The different companies implicated in the BP PLC (BP, BP.LN) oil spill have finally unsheathed their swords in an all-against-all legal battle over who gets blamed for the disaster. But outside the courtroom, BP and the oil-field-service companies that it hired to drill the ill-fated Gulf of Mexico well that blew out last year are entangled in multiple endeavors across the globe, a situation that's likely to outlast the bitter litigation.

BP on Wednesday sued drilling contractor Transocean Ltd. (RIG, RIGN.VX), cement provider Halliburton Co. (HAL) and Cameron International Corp. (CAM), the maker of the blowout preventer that failed to contain the gusher of oil and gas that came out of the gulf's depths on April 20, 2010. The defendants responded in kind, suing BP and their fellow contractors in turn.

The lawsuits are widely seen as a legal maneuver, filed under a deadline that coincided with the anniversary of the Deepwater Horizon explosion. But the allegations--ranging from negligence to faulty planning, maintenance and design--are serious, and the stakes are in the billions of dollars.

The companies, however, are conscious that they're likely to keep working together for a long time and that they must limit their animosities to the Deepwater Horizon case, said David Logan, dean of the Roger Williams University School of Law.

"These are big boys and girls; they're used to playing rough," Logan said. "They'll keep playing in the game."

The dual dynamic of confrontation and collaboration surrounding the Deepwater Horizon incident underscores the tightly knit nature of the oil industry, where energy producers--the companies that make money by extracting oil and gas and selling it--have long-term relationships with a plethora of service providers that specialize in complex technologies.

The massive responsibility of the BP spill was quick to create tension in the oil industry, however: Transocean, BP and Halliburton were quick to blame each other amid the governmental and media grilling that followed the incident. BP's peers, such as Exxon Mobil Corp. (XOM) and Chevron Corp. (CVX), were also quick to distance themselves from the U.K. oil company, with which they have often participated in joint ventures.

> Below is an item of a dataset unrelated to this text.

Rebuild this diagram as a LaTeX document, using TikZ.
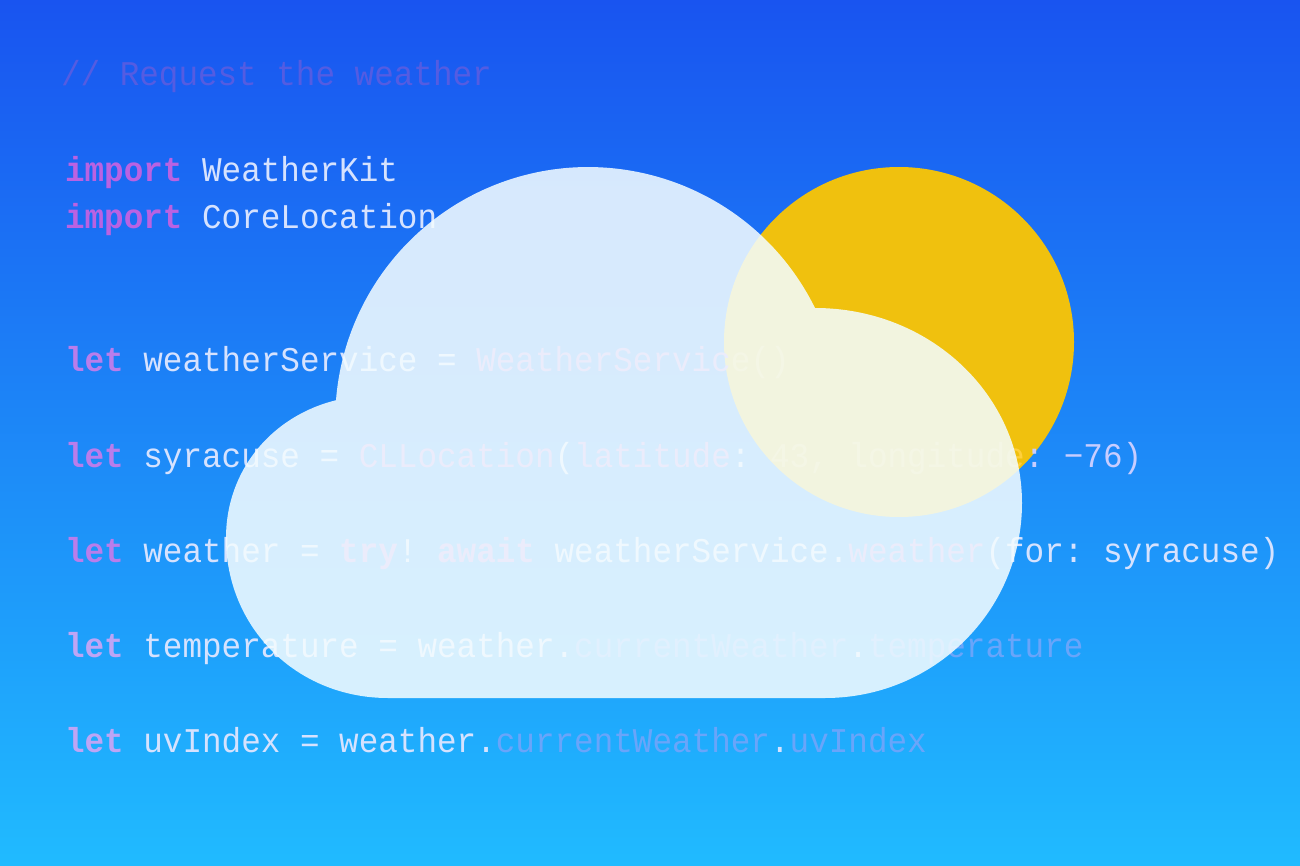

Transocean's annual report acknowledges that its relationship with BP, its biggest client, accounting for 10% of its 2010 operating revenue, could "be negatively impacted" by the Deepwater Horizon incident. "The loss of this customer or another significant customer could, at least in the short term, have a material adverse effect on our results of operations."

But for now, the companies are locked into years-long drilling contracts valued at more than $3.2 billion.

Halliburton, in a securities filing Friday, also warned investors that "our relationships with BP and others involved in the Macondo well incident could be negatively affected."

In many disputes, the threat of the customer walking away gives the buyer leverage in negotiating a settlement. But if there's no other seller, then the tables might turn, said Michael Marino, an analyst with Stephens Inc., a Little Rock, Ark., investment bank.

Transocean is the world's largest deepwater-drilling contractor. Cameron built 43% of the blowout preventers that have been installed offshore. Halliburton is the world's second-largest oil-field-services company after Schlumberger Ltd. (SLB). They are all players in a market that's straining to keep up with demand from producers ramping up output as high oil prices continue.

While Cameron may see some of its market share shrink as it deals with recent findings by a government-commissioned study about faults in blowout preventer design, BP is likely to see that "there aren't many alternatives to Transocean and Halliburton," said Bill Herbert, an analyst with Simmons & Co.

If, say, BP were to fire Halliburton, there's no telling how long it would take to replace its employees and equipment throughout the U.K. oil company's far-flung empire. Familiarity may also give BP managers pause in parting with contractors. "These guys have 30-year relationships in the oil patch," Marino said.

Marino said that even the handling of the Deepwater Horizon incident showed how linked these companies were. Despite the fact that they were already finger-pointing, BP used Transocean rigs to drill the relief well that killed the runaway gusher and hired Halliburton to cement the well shut.